The main economic activity of the people is agriculture, and major crops are paddy, wheat and maize. The district is with rail link of Godda railway station. In 2006 the Indian government named Godda one of the country's 250 most backward districts (out of a total of 640). It is one of the 21 districts in Jharkhand receiving funds from the Backward Regions Grant Fund Programme (BRGF).

==Politics==

| District | No. | Constituency | Name | Party |  | Alliance |  | Remarks | Godda | 16 | Poreyahat | Pradeep Yadav |  | INC |  |
| 17 | Godda | Sanjay Prasad Yadav |  | RJD | Cabinet minister |
| 18 | Mahagama | Dipika Pandey Singh |  | INC | Cabinet minister |

== Administration ==

=== Blocks/Mandals ===
Godda district consists of 9 blocks. The following are the list of the blocks in Godda district:

1. Boarijore
2. Godda
3. Mahagama
4. Meharama
5. Pathargama
6. Poraiyahat
7. Sunderpahari
8. Thakurgangti
9. Basantrai.

=== Villages & Panchayats ===
There are 201 panchayats  and 1634 villages in the district:

| Blocks | No. of Panchayats | No. of Villages |
| Basantrai | 14 | 82 |
| Boarijor | 22 | 296 |
| Godda | 34 | 196 |
| Mahagama | 29 | 140 |
| Meherma | 23 | 136 |
| Pathargama | 19 | 141 |
| Poreyahat | 31 | 194 |
| Sundarpahari | 13 | 208 |
| Thakurgangti | 16 | 141 |
| Total | 201 | 1634 |

==Divisions==
There are three Vidhan Sabha constituencies in this district: Poreyahat, Godda and Mahagama.
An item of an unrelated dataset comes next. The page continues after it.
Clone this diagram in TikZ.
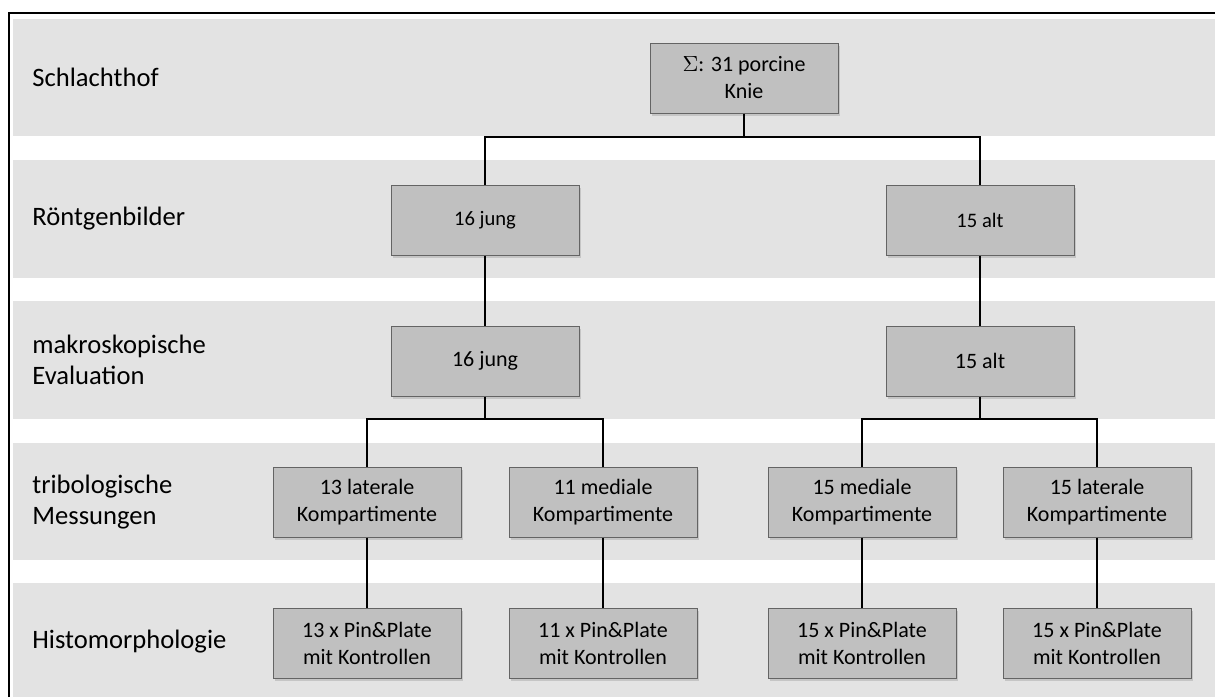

All of these are part of Godda Lok Sabha constituency.

==Demographics==

| CD Block | Hindu % | Muslim % | Other % |
|---|---|---|---|
| Godda | 83.44 | 14.29 | 2.27 |
| Mahagama | 51.72 | 45.85 | 2.43 |
| Basantrai | 48.79 | 50.02 | 1.19 |
| Thakurgangti | 72.67 | 24.35 | 2.98 |
| Meharama | 74.12 | 22.94 | 2.94 |
| Pathargama | 86.74 | 9.96 | 3.40 |
| Poraiyahat | 80.69 | 8.39 | 10.92 |
| Sunderpahari | 76.66 | 6.65 | 16.69 |
| Boarijore | 58.94 | 17.48 | 23.58 |

According to the 2011 census Godda district has a population of 1,313,551, roughly equal to the nation of Mauritius or the US state of New Hampshire. This gives it a ranking of 372nd in India (out of a total of 640). The district has a population density of 622 PD/sqkm. Its population growth rate over the decade 2001-2011 was 25.14%. Godda has a sex ratio of 933 females for every 1000 males, and a literacy rate of 56.40%. 4.90% of the population lives in urban areas. Scheduled Castes and Scheduled Tribes make up 8.80% and 21.26% of the population respectively.

At the time of the 2011 Census of India, 17.72% of the population spoke Santali, 10.6% Khortha, 8.40% Urdu, 3.47% Hindi, 2.84% Bengali, 2.83% Kurmali and 2.19% Malto as their first language. 'Others' under Hindi made up 47.68% of the population. The local dialect is Angika.